You may remember last year’s Seattle Seahawks season post-mortem, when the re-signing of free-agent quarterback Matt Hasselbeck was listed as the team’s top priority.
If so, you’ll understand the wisdom of only loosely interpreting pronouncements about personnel matters made by NFL coaches or executives this time of year. Perhaps especially in regard to the quarterback position.
Shifting factors of expense and availability change the placement of the pieces on the board in ways that can’t be predicted at this point. And there’s still months of contract posturing and roster politics before free agency even starts. Then comes the draft.
So, they still express love for everybody they’ve got, and fervently wish to keep anybody who might be eligible to get away. Simply, it does no good to publicly marginalize guys you may end up having to count on later if other options don’t pan out.
While re-upping stars such as Marshawn Lynch and Red Bryant are obviously critical to Seahawks success in 2012, much of coach Pete Carroll’s Tuesday season-ender news conference focused on returning quarterback Tarvaris Jackson.
Carroll expressed his appreciation for Jackson’s toughness and leadership. He fairly pointed out that some of his struggles (79.2 passer rating and inability to generate late-game scoring drives) was at least partially influenced by factors other than Jackson.
Carroll stressed from the start that he expects to challenge every player at every position. And that obviously includes quarterback.
But how? The question was put to Carroll, as it relates to quarterback, do you have a preference – bringing in a veteran or a young prospect?
In essence, the question is whether he’d rather have a soon-to-be free agent such as Matt Flynn of Green Bay, or a draft pick he can shape from the start.
He was emphatic: He is intrigued by young guys. And it’s clear he’s given it a great deal of thought while flipping 180 degrees on the issue.
“My opinion in the last few years has changed on what the quarterbacks can do coming out of college,” he said. “I would have told you in years past, as an NFL coach, that young guys can’t do it and there were only a couple that ever did, and that wasn’t enough to make that an expectation that you could count on. But I think that’s totally shifted. I don’t think that’s the case anymore.”
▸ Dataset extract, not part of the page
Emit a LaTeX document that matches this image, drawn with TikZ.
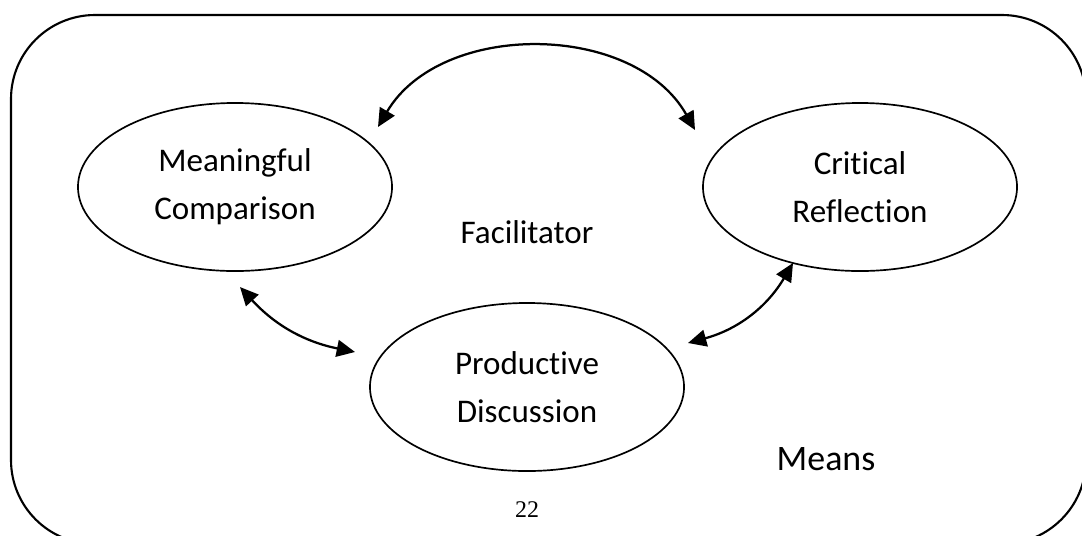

He saw rookies Matt Ryan (Atlanta) and Joe Flacco (Baltimore) lead their teams into the playoffs in 2008. The next year, Mark Sanchez took the New York Jets to the AFC Championship game.
With further success by rookies Cam Newton of Carolina and Andy Dalton in Cincinnati, Carroll said he’s convinced “there’s a carryover in the upbringing of quarterbacks that now is allowing them to transition much more quickly.
“I think it’s all a product of the whole football world growing in the confidence and belief in the throwing game.”
He used USC’s Matt Barkley as an example of how quarterbacks are being developed at an earlier age. He could not comment on Barkley as a prospect since Barkley did not declare for the draft, but his experience is relevant.
Barkley, he said, has been throwing the same routes and reading defenses since seventh grade. And complex college schemes make just about any of them more NFL-ready now.
The Hawks could have taken Dalton in the first round last spring, but went with Alabama tackle James Carpenter, hoping to shore up the offensive line before bringing in a young quarterback.
Dalton took the Bengals into the playoffs and looks like Cincinnati’s long-term quarterback at a bargain rookie contract of $5.2 million over four seasons.
Meanwhile, Arizona went the other route, trading a second-round draft pick and a starting cornerback to Philadelphia for veteran backup quarterback Kevin Kolb, and then committing $21 million in guaranteed money in a potential $63 million package.
In contrast to Dalton, Kolb has been limited with injuries and was unspectacular at a high price.
Seahawks GM John Schneider, Carroll assured, is well into the evaluation process of all quarterback options already.